Friday, October 05, 2007

Britain: Walking on sunshine


The Brits had a lousy summer weatherwise. Cold, rainy, scarcely a day of sun. So perhaps its unfair that when a gaggle of Americans hits the soil, the sun comes out in force.

Still, it's been five glorious days for walking: mostly sunny, 60 degrees, with scarcely an ill wind or bug anywhere that we've been.


And we've been....walking, striding over hill and fell and through dale and along the Roman Road and Pennine Way, past sheep scattering nervously at our approach and cows anxiously guarding their calves and pheasant flushed by our approach. On roads that have transported Romans and Celts and Vikings and Saxons .... generation after generation about documented generation of those would hold this green isle.

And modern-day walkers. The No. 1 leisure activity for Britains is country walking, with 77 percent claiming it as the top pastime, says Mark Reid, author of a popular guidebook series, The Inn Way.

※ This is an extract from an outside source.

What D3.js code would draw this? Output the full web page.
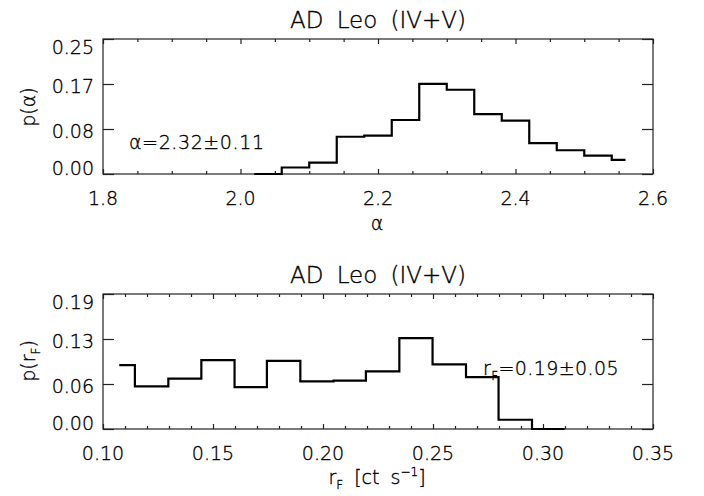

Mark has led us past a millenium-old farm pub, on the springy heath atop limestone shelves, beyond 400-year-old stone barns and along the wide-ranging public access route of footpaths that cross the Yorkshire Dales -- by Reid's reckoning, the prettiest of England's walking landscapes.

"You can't see this from a car,'' proclaimed a fellow walker, and true enough it is. Some of it you might see, but you can't smell the wild garlic or hear the sheep bleat or marvel at the shifting shadows over the patchwork of fields...at least not quite the same way.

And you can't quite appreciate the moment when boot-sore feet come to rest before the fire of a centuries-old pub, a half of bitter well-earned at day's end.